For years now, thousands of open-source software projects have been developed, maintained and advanced by a global army of volunteers. McLuckie characterized open-source projects as a sort of crowning achievement for humanity, representing the sum total of the world’s intellect. But he said there’s one big vulnerability that comes with collaborative approach: security.
“As the world’s changed, as it’s got darker, as hostile actors have become more sophisticated, you have this ecosystem, this playground in which they can start to do bad things easier. And that is going to become existential,” McLuckie told Silverlinings at the Cloud Executive Summit.
The worry, he continued, is that malicious open-source contributors may already be planting the seeds for massive security incidents.
“Existential” might sound like a bit of an exaggeration but it’s really not. According to the Linux Foundation, 90% of all cloud infrastructure runs on open-source Linux software, and has done so since at least 2017.
The Cloud Native Computing Foundation found open-source projects continue to rank among the most popular cloud solutions, accounting for 77% of open source monitoring, 71% of database and 39% of CI/CD implementations last year.
And if the 2016 Left-pad and 2021 Log4j incidents have taught us anything, it’s that tweaks to even small or obscure bits of open-source code can have huge impacts.
No easy fix
There are two issues that make the security problem a little tricky to address. The first, McLuckie said, is dependency sprawl. That is, many enterprises don’t really have a grasp on all the open-source software their applications are running. So, if a key stilt at the bottom is attacked, the whole stack could tumble.
“Every cloud provider will run a program where they scrutinize open-source dependencies” and ensure that everything their engineers use is appropriately vetted, McLuckie said. “They’re able to do that individually for themselves. But that’s not necessarily then made available to their consumers directly.” That means that while dependencies for the cloud infrastructure itself may be screened and secured, those of the applications enterprises run on top may not be.
Andrew Guenther, Principal Software Engineer at Orbital Sidekick and former AWS technical lead, said at the Summit that there’s also a population shift happening in the open-source community that could put less prominent projects in danger of becoming stranded (or, as McLuckie put it, becoming “abandonware”).
He noted that open-source as a philosophy has existed for nearly half a century at this point.
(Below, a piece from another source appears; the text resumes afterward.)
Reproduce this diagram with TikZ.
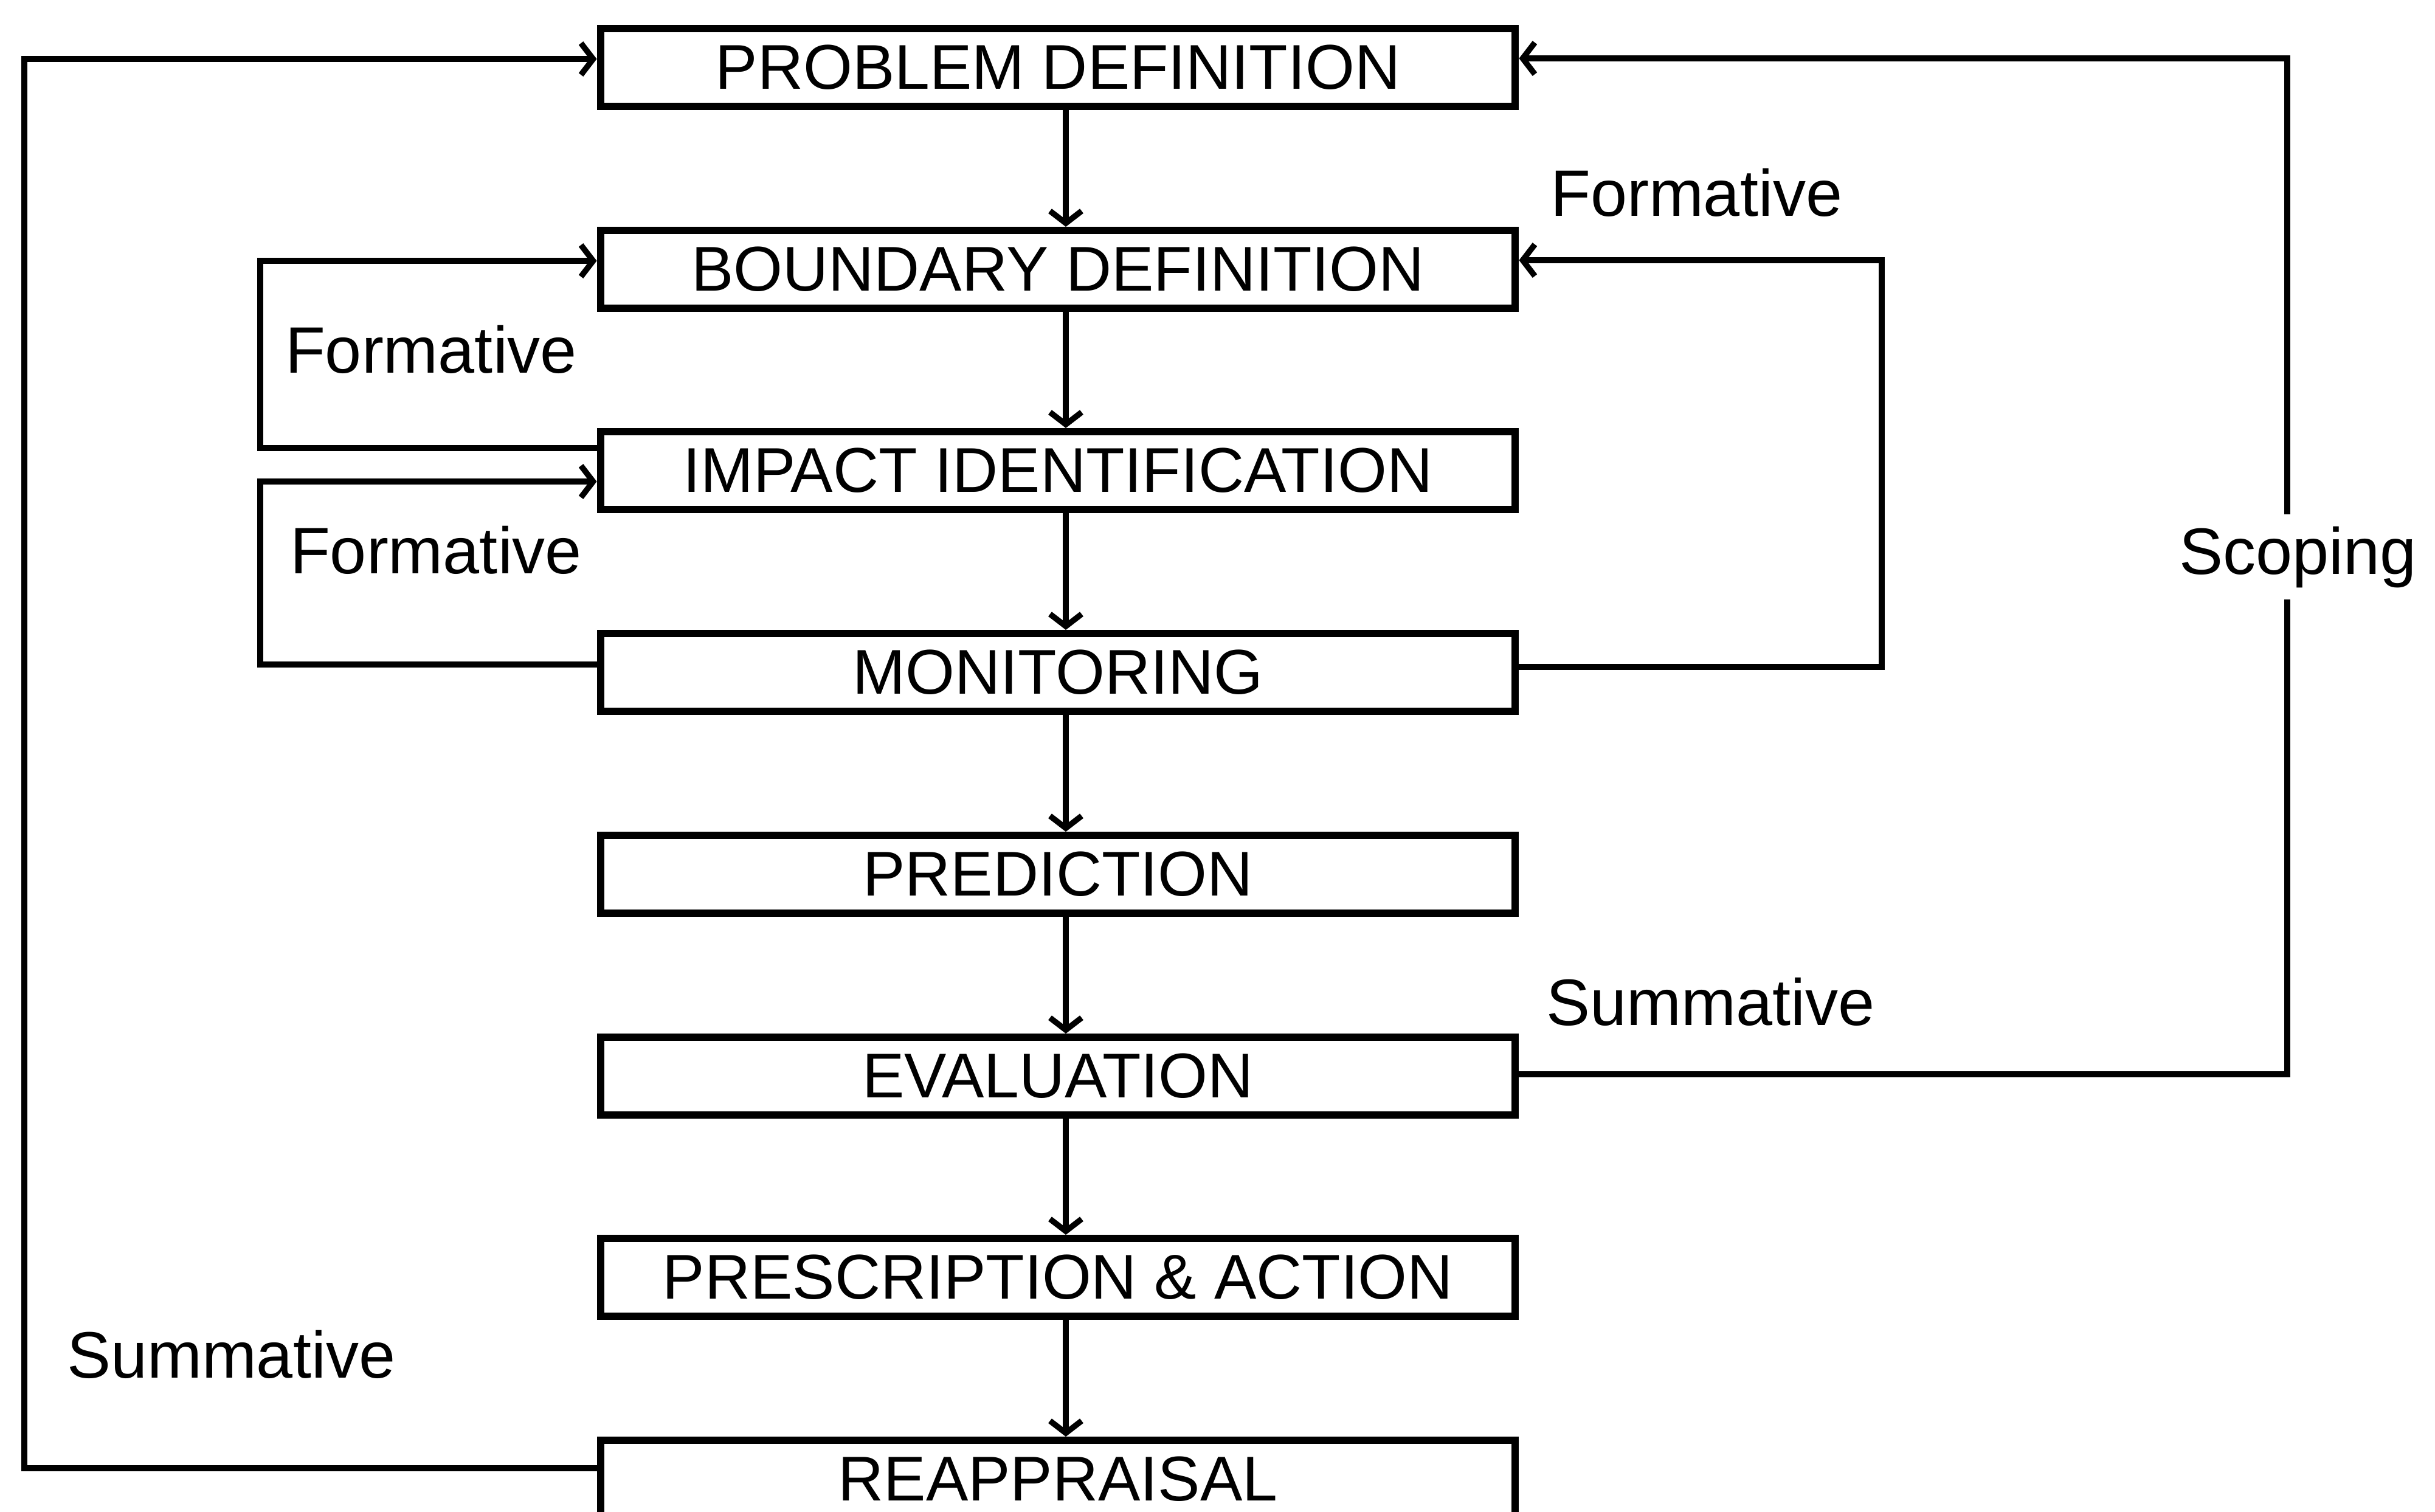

But now that it’s really picking up steam “this generational problem is becoming real for the first time and you have these large libraries that they’re losing maintainers and they don’t have good candidates to replace them.”
Log4j is a perfect example of what can happen when a previously large and active community slowly fades away until just a handful of people are left to maintain the project, he said.
The struggle to bring in new contributors is real – especially for what are now deemed “legacy” projects that are “no longer sexy,” Guenther said.
“So, what happens to those open-source libraries? I think that’s a question that we’re only just now starting to grapple with because it’s becoming a problem for the first time,” he continued.
McLuckie added the problem “gets worse” when you consider that one of those handful of maintainers could be a hostile state actor, but concluded, “We have to move beyond the [common vulnerabilities and exposures] as the primary currency for open-source consumption."
He added, "We have to find a set of heuristics that makes sense based on the sustainability of the community that’s using it. We won’t be able to do this en masse, we won’t be able to just rip and refit everything. But we can at least start to identify the critical pieces, that toothpick that the rest of the internet is build on…and start to direct our resources toward bolstering that toothpick.”